Другая особенность Щенячьего заключалась в том, что эта местность практически была лишена каких-либо ориентиров. Определенный плюс в этом был: немцам с воздуха было трудно обнаружить аэродром. Но и минус был серьезный: нам тоже не всегда удавалось сразу выйти на Щенячье, а из боя мы чаще всего возвращались на последних каплях горючего. Радиообеспечения посадки тогда не было. Я однажды после тяжелого боя вывел группу восточнее Щенячьего. Сверху я видел железную дорогу и вокруг нее занесенные снегом поля. Как тут определить — Щенячье это или не Щенячье? Вот я и промахнул восточнее, в сторону Купянска, и вдруг интуитивно почувствовал, что промахнул. Ориентиров по-прежнему нет. Если лететь до Купянска, чтобы убедиться в своей ошибке, то на обратный путь не хватит горючего. Если крутиться над снежными полями — то же самое… В запасе всего несколько минут летного времени, придется сажать группу на вынужденную черт-те где…
Развернувшись, повел группу к западу и вскоре вышел на разъезд, с трудом определив его по едва заметному бугорку кирпичной будки. Садились с почти сухими баками. У Баранова гора с плеч свалилась: он-то хорошо понимал, что значит посадить на вынужденную шесть — восемь истребителей. В условиях интенсивной боевой работы это означало бы на длительное время лишить полк половины боеспособного состава. Но командир ничем не выдал своего беспокойства и того нервного напряжения, которого стоило ему ожидание нашего возвращения. Выслушав мой доклад, он коротко и спокойно приказал: «Теперь — отдыхать!» Каждый предстоящий день был ничуть не легче прошедшего. Он мог быть только труднее, поэтому командир всегда был сдержан, общался с летчиками ровно и приветливо и не позволял себе разряжаться излишне эмоционально даже в тех случаях, когда это каждому было бы понятно.
Ночевать нас возили километров за десять в деревеньку. Там ждала натопленная изба — красноармеец топил печь. — мы без долгих разговоров укладывались и тут же засыпали. А рано утром — снова на аэродром.
Погода в январе была неустойчивой и сильно осложняла летную работу. Радиосвязи в воздухе между летчиками не было. Во время вылета вся ответственность ложилась на ведущего. Ведущих у нас было немного. В первых же боях погиб командир эскадрильи Ионов. Нагрузка на ведущих увеличилась. К чести наших ребят — полк продемонстрировал высокую боеспособность и прекрасную летную подготовку. За все время зимней работы у нас не было ни одного случая вынужденных посадок из-за потери ориентировки.

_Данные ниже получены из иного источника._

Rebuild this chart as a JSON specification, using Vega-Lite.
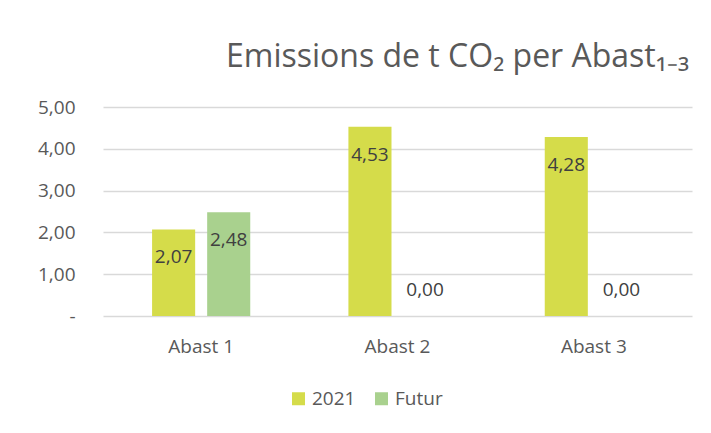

Долгое время нас использовали главным образом для ведения штурмовых действий по войскам противника. При этом нередко приходилось вести воздушные бои, но это было неизбежно: в ту пору самолетов типа Ил-2 на нашем участке не было. Летали в основном в районы западнее Лозовая — Лихачеве. Как ведущий, я знал, какое испытываешь напряжение, когда выводишь группу на цель в точно установленное время. В группе должно быть отлично налажено взаимодействие, а это возможно только при полном взаимопонимании летчиков.
Однажды в полк пришло сообщение о том, что в районе Ново-Ивановки под Лозовой накапливаются войска противника. Надо было их накрыть, пока они не рассредоточились, и я повел группу из восьми самолетов. На цель вышли точно, при подходе к цели перестроились в правый пеленг. Замыкающая пара должна была подавлять зенитки. С хода, с небольшим левым доворотом, я вошел в пологое пикирование, одновременно выбирая цель.
Мы произвели четыре захода, уничтожая гитлеровскую пехоту и автомашины. Меняли направление заходов. Я всегда требовал от летчиков выхода из атаки на предельно малой высоте — это уменьшало потери от огня противника и действовало на гитлеровцев морально. Каждый, кому хоть раз довелось быть на земле в тот момент, когда над его головой с ревом проносится самолет, поливая все вокруг пулеметно-пушечным огнем, знает, что лишь в редчайших случаях у человека достает выдержки и хладнокровия прицельно стрелять в боевую машину, которая идет на огромной скорости, сея панику и ужас. В такие мгновения человеку хочется лишь одного: упасть, спрятаться куда-нибудь, закрыть глаза и уши — только бы не слышать этого рева и треска очередей.
Работали мы пушками и эрэсами. Эти реактивные снаряды с огненными хвостами были словно предназначены для штурмовых действий — не случайно ими вооружали Ил-2. А их моральное воздействие на противника трудно переоценить.